Many of the young men and women move southward, when the day lengthens, and the weather becomes mild. By low living, and hard labour, they return with comfortable profits, great part of which they lend out at exorbitant interest, and, during the inclemency of the seasons, they live with, and are a burden on, their friends and acquaintances, especially such as necessity has obliged to borrow their money, and who are not punctual in paying either principal or interest. These are evils to be remedied only by finding proper employment for the people at home. 4
The minister of Kilmallie, also in
Inverness-shire, feared that the ‘heroic spirit and martial ardour’ of migrants to the Lowlands would soon be extinguished by ‘debility and effeminacy’, a problem which was presumably unlikely to afflict the large numbers from the Highlands in particular who were reported as having enlisted in the army. Migrants’ attitudes were not uniform, for while some of Cromarty’s seasonal migrants had failed to return from the south, the natives of Mortlach in Banffshire allegedly could not beat the homeward path quickly enough. As the minister observed, ‘Such is the attachment to one ’s native soil, that it is seldom deserted but either from necessity or the gratification of an ambitious desire; and as soon as circumstances will permit, or the passion is cured, it is commonly resorted to again.’ 5 Not far away, the people of Duffus in Morayshire had come to favour migration over emigration because of the reports of disappointed emigrants.

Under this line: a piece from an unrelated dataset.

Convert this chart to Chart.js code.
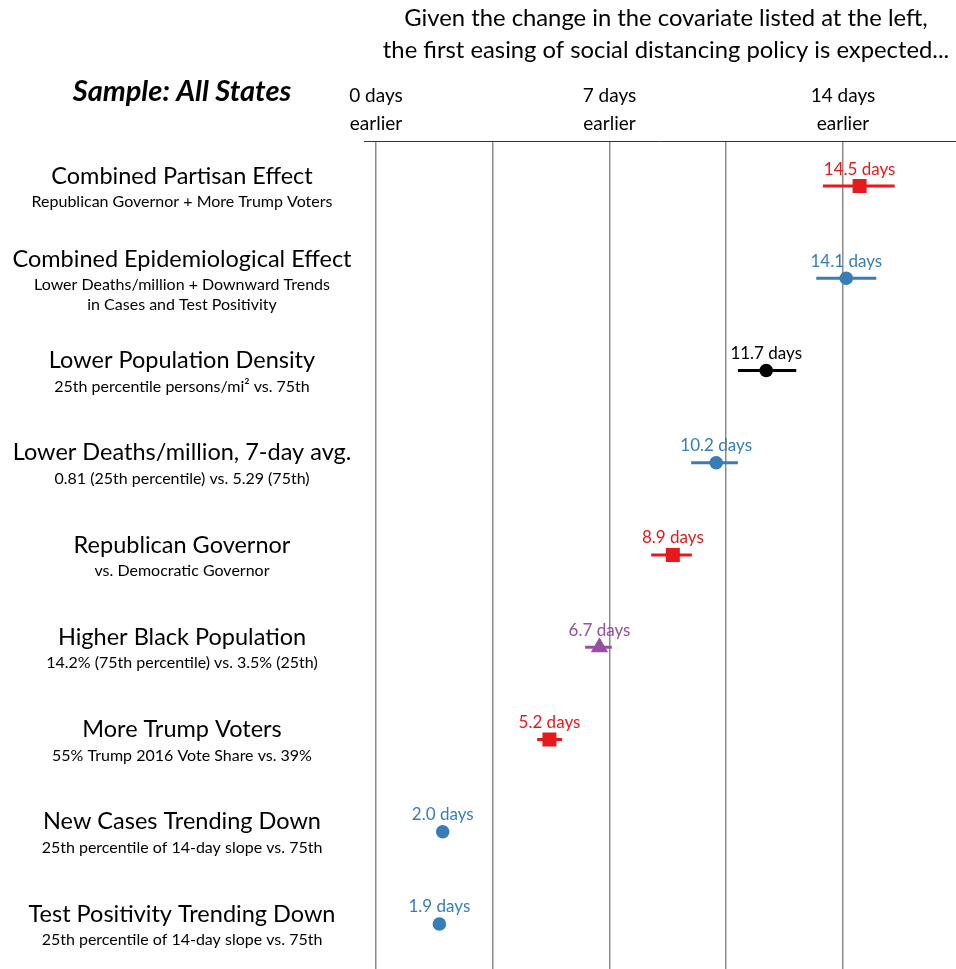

About the end of [the] last war, some individuals went to North America, a few of whom returned and settled at home, bringing bad tidings of the country, which their imaginations had figured to be the fairy-land of wealth. Since that time, those who would have gone to America, had the prospect been favourable, have preferred a home emigration to the southern parts of Scotland, particularly Glasgow, Paisley &c. And from this part of the north, there is, and always has been, a constant succession of adventurers issuing forth to the British capital, the East and West Indies, and other parts of the empire. 6
Ministers of urban parishes were more likely to record in-migration, as in the central-belt parish of Lanark, where ‘a great proportion’ of the people were Gaelic-speaking Highlanders from Caithness, Inverness and Argyllshire. They included 200 would-be emigrants from Skye, who, while their ship was stormbound in Greenock in 1791, had been recruited by David Dale for his cotton-spinning mill at New Lanark. In order further to deflect the interest of restless Highlanders from America, Dale had subsequently provided houses for 200 Highland families. As a result ‘a considerable number’ had come to work at New Lanark in 1793, although some from Barra had apparently returned from New Lanark disillusioned, after Dale ’s terms had failed to match their expectations. 7 The Highland community at New Lanark is still commemorated, both in New Lanark’s street names — notably Caithness Row — and in the little cemetery adjacent to the modern, and sensitively restored, heritage site.